On the other hand, the report said 9.9 per cent of the 9.7 million that were unemployed and doing nothing at all reported they were unemployed because they were previously employed but lost their jobs at some point in the past.
It said out of the 9.7 million that were unemployed and did nothing at all, 35.0 per cent or 3.4 million had been unemployed and did nothing at all for less than a year, 17.2 per cent or 1.6 million for a year, 15.7 per cent or 1.5 million had been unemployed and did nothing for two years, and the remaining 32.1 per cent or 3.1 million unemployed persons had been unemployed doing nothing for three years and above.
It reads in part, “The economically active or working age population (15 – 64 years of age) increased from 111.1 million in Q3, 2017 to 115.5 million in Q3, 2018.
“The number of persons in the labour force (i.e. people who are able and willing to work) increased from 75.94 million in Q3 2015 to 80.66 million in Q3 2016 to 85.1 million in Q3, 2017 to 90.5 million in Q3, 2018.
“The unemployment rate accordingly, increased from 18.8 per cent in Q3 2017 to 23.1 per cent in Q3, 2018.”
The report said the total number of people with jobs increased from 69.09 million in the third quarter of 2017 to 69.54 million in the third quarter of this year.
It said the total number of people in full-time employment increased from 51.1 million in the third quarter of 2017 to 51.3 million in the third quarter of this year.
For those in part-time employment, the report said the figure decreased from 18.02 million in the third quarter of 2017 to 18.21 million.
The report said in the third quarter of this year, 23.9 per cent of rural and 21.2 per cent of urban dwellers within the labour force were unemployed.
This, it stated, indicated a decline in urban unemployment compared with the same period of 2017, and an increase in rural unemployment compared to the third quarter of last year.
It said as of the third quarter of this year, 22.8 per cent of rural residents within the labour force were underemployed, compared to 13.7 per cent of urban residents within the same period.
The NBS said the unemployment rate for young people (15-35 years) declined to 29.7 per cent in the third quarter of 2018 from 30.50 per cent in the second quarter.
This was, however, an increase from 13.7 per cent in the third quarter of 2015, 19.1 per cent in the third quarter of 2016 and 25.5 per cent in the third quarter of 2017.
It added, “Underemployment within the youth population (15-35 years) during the same quarter declined from 27.2 per cent in Q3, 2017 to 25.7 per cent in Q3, 2018.
“As of Q3 2018, 55.4 per cent of young people (15-34) were either underemployed or unemployed (doing nothing) compared to 52.6 per cent in the same period of the previous year.”
Reacting to the unemployment figure, the Head, Department of Finance, Nasarawa State University, Prof Uche Uwaleke, said that the growing unemployment figure was a confirmation that growth in the economy was still weak and not inclusive.
He said, “The chief driver, which is the oil sector, is not employment elastic.
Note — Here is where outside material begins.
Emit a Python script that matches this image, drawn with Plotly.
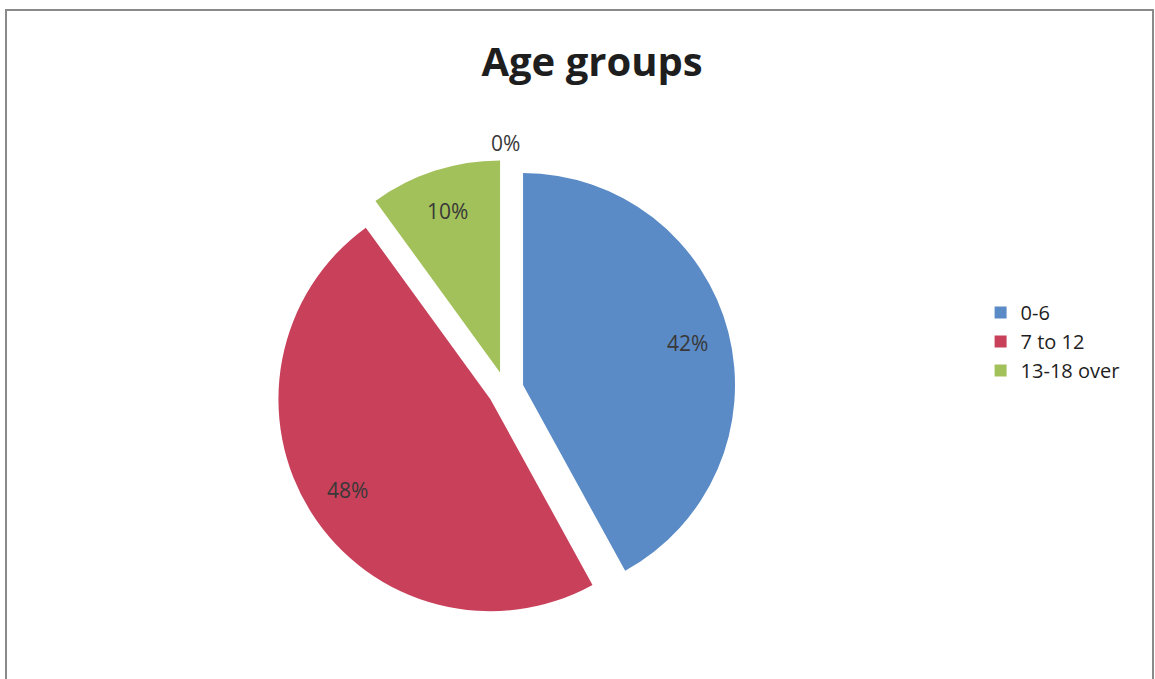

There is the need to stimulate growth in sectors that have strong linkages to job creation such as manufacturing, construction, Information and Communications Technology and agriculture.
“This will entail massive investments in infrastructure and putting in place measures to ensure that these sectors are able to access credits at single digit interest rate.
“In view of the huge number of youths who enter into the labour market each year, the government should focus on creating the right environment including investing in entrepreneurial education and skills acquisition for the high unemployment rate to go down.”
An economist and a former Director-General, Abuja Chamber of Commerce and Industry, Chijioke Ekechukwu, said the rise in the unemployment rate should not be a surprise to Nigerians in view of the volatile nature of the economy.
He said, “I am not surprised at the new unemployment rate of Nigeria. Going from sector to sector, it is evident that the unemployment rate should rise.
“In the banking industry, up to 40 per cent of employees lost their jobs in the last two years. Insurance, stock market and other financial services institutions have also retrenched workers at different times.
“The telecoms sector has experienced its own workers’ rationalisation in the last two years.
“The oil companies that employed a good number of employees prior to now, have laid off a reasonable number of workers and new ones are not employed.”
He added, “Lack of access to loanable funds has remained a bane in the growth and development of entrepreneurial endeavours.
The Nigeria Labour Congress said a nation that had no plan to develop its economy to accommodate the growing population and number of graduates would sooner or later experience a sharp rise in the unemployment rate.
The Head of International Relations and National Assembly Liason of the union, Uche Ekwe, told one of our correspondents that there were several sectors of the economy that could provide the needed jobs and contribute positively to the economy of the nation if they were adequately explored.
He said, “The fact remains that if you don’t have a long time clear economic plan primarily designed to create jobs that will provide opportunity for a fast growing population like ours, and for millions of youths graduating from school, it is a matter of time before you experience a sharp unemployment rate growth like this.
“In a nation where there is no enabling environment for industries to grow and create employment opportunity, you will one day experience a sharp rise in unemployment rate. There is hardly any employment opportunity beyond what the government offers in the civil service. If you do not take care of sources where employment can be generated, it is a matter of time before you find yourself in a situation like this. We have agriculture and other sectors waiting to be adequately explored.”